Nonlocality of Deep Thermalization

TL;DR

This paper investigates how the global topology of a quantum system influences the speed of deep thermalization, revealing that boundary conditions significantly affect the rate at which a local subsystem reaches a maximally-entropic state.

Contribution

It analytically and numerically demonstrates the impact of boundary conditions on deep thermalization rates in maximally-chaotic (1+1)d systems, highlighting nonlocal effects beyond standard thermalization.

Findings

Deep thermalization occurs exponentially fast with both boundary conditions.

Open boundaries slow the process by a factor of two compared to periodic boundaries.

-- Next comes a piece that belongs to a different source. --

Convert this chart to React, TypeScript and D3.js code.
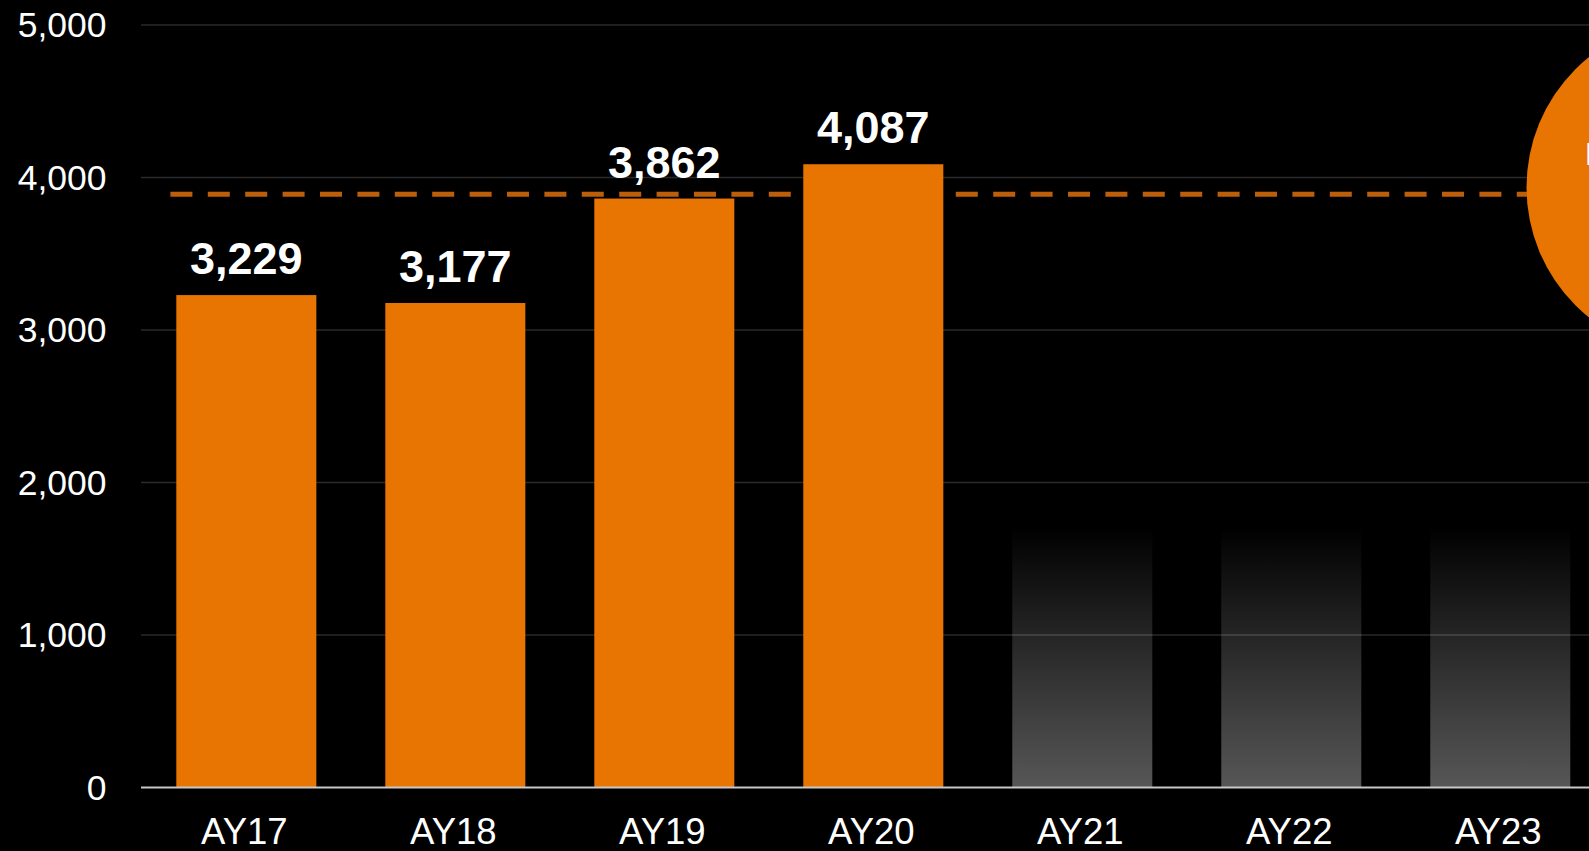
import React, { useEffect } from "react";
import * as d3 from "d3";

const categories = ["AY17", "AY18", "AY19", "AY20", "AY21", "AY22", "AY23"];
const actualValues = [3229, 3177, 3862, 4087];
const placeholderValues = [1710, 1710, 1710];
const referenceValue = 3890;
const yTicks = [0, 1000, 2000, 3000, 4000, 5000];
const circleLabel = "Projected";

const W = 1589;
const H = 851;
const ORANGE = "#E87502";

export default function App() {
  useEffect(() => {
    document.body.style.margin = "0";
    document.body.style.overflow = "hidden";
    document.body.style.background = "#000";
  }, []);

  const x = d3
    .scaleBand<string>()
    .domain(categories)
    .range([141, 1605.6])
    .paddingInner(0.33)
    .paddingOuter(0.169);
  const y = d3.scaleLinear().domain([0, 5000]).range([787.5, 25]);
  const fmt = d3.format(",");

  const actual = actualValues.map((v, i) => ({ cat: categories[i], v }));
  const ghosts = placeholderValues.map((v, i) => ({
    cat: categories[actualValues.length + i],
    v,
  }));

  const circleCx = 1693.5;
  const circleCy = y(referenceValue) - 7;
  const circleR = 167;

  return (
    <svg
      width={W}
      height={H}
      style={{ display: "block", background: "#000" }}
      fontFamily="'Liberation Sans', Arial, sans-serif"
    >
      <defs>
        <linearGradient id="ghost" x1="0" y1="1" x2="0" y2="0">
          <stop offset="0%" stopColor="#fff" stopOpacity={0.34} />
          <stop offset="60%" stopColor="#fff" stopOpacity={0.14} />
          <stop offset="100%" stopColor="#fff" stopOpacity={0.0} />
        </linearGradient>
      </defs>
      <rect x={0} y={0} width={W} height={H} fill="#000" />
      {/* gridlines */}
      {yTicks
        .filter((t) => t > 0)
        .map((t) => (
          <line
            key={t}
            x1={141}
            x2={W}
            y1={y(t)}
            y2={y(t)}
            stroke="#2a2a2a"
            strokeWidth={1.5}
          />
        ))}
      {/* y tick labels */}
      {yTicks.map((t) => (
        <text
          key={t}
          x={106.5}
          y={y(t) + 12}
          textAnchor="end"
          fontSize={35.5}
          fill="#fff"
        >
          {fmt(t)}
        </text>
      ))}
      {/* reference dashed line */}
      <line
        x1={170.4}
        x2={circleCx}
        y1={y(referenceValue)}
        y2={y(referenceValue)}
        stroke="#BC5E0A"
        strokeWidth={5}
        strokeDasharray="22 15.4"
      />
      {/* actual bars */}
      {actual.map((d) => (
        <rect
          key={d.cat}
          x={x(d.cat)}
          y={y(d.v)}
          width={x.bandwidth()}
          height={y(0) - y(d.v)}
          fill={ORANGE}
        />
      ))}
      {actual.map((d) => (
        <text
          key={"l" + d.cat}
          x={(x(d.cat) as number) + x.bandwidth() / 2}
          y={y(d.v) - 21}
          textAnchor="middle"
          fontSize={45}
          fontWeight="bold"
          fill="#fff"
        >
          {fmt(d.v)}
        </text>
      ))}
      {/* placeholder bars */}
      {ghosts.map((d) => (
        <rect
          key={d.cat}
          x={x(d.cat)}
          y={y(d.v)}
          width={x.bandwidth()}
          height={y(0) - y(d.v)}
          fill="url(#ghost)"
        />
      ))}
      {/* baseline */}
      <line
        x1={141}
        x2={W}
        y1={y(0)}
        y2={y(0)}
        stroke="#c8c8c8"
        strokeWidth={1.8}
      />
      {/* x labels */}
      {categories.map((c) => (
        <text
          key={c}
          x={(x(c) as number) + x.bandwidth() / 2 - 2}
          y={843.5}
          textAnchor="middle"
          fontSize={36.5}
          fill="#fff"
        >
          {c}
        </text>
      ))}
      {/* callout circle */}
      <circle cx={circleCx} cy={circleCy} r={circleR} fill={ORANGE} />
      <text x={1585} y={165} fontSize={31} fill="#fff">
        {circleLabel}
      </text>
    </svg>
  );
}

Analytical results are supported by extensive numerical simulations.

Abstract

We study the role of global system topology in governing deep thermalization, the relaxation of a local subsystem towards a maximally-entropic, uniform distribution of post-measurement states, upon observing the complementary subsystem in a local basis. Concretely, we focus on a class of (1+1)d systems exhibiting 'maximally-chaotic' dynamics, and consider how the rate of the formation of such a universal wavefunction distribution depends on boundary conditions of the system. We find that deep thermalization is achieved exponentially quickly in the presence of either periodic or open boundary conditions; however, the rate at which this occurs is twice as fast for the former than for the latter. These results are attained analytically using the calculus of integration over unitary groups, and supported by extensive numerical simulations. Our findings highlight the nonlocal nature of deep thermalization, and clearly illustrates that the physics underlying this phenomenon goes beyond that of standard quantum thermalization, which only depends on the net build-up of entanglement between a subsystem and its complement.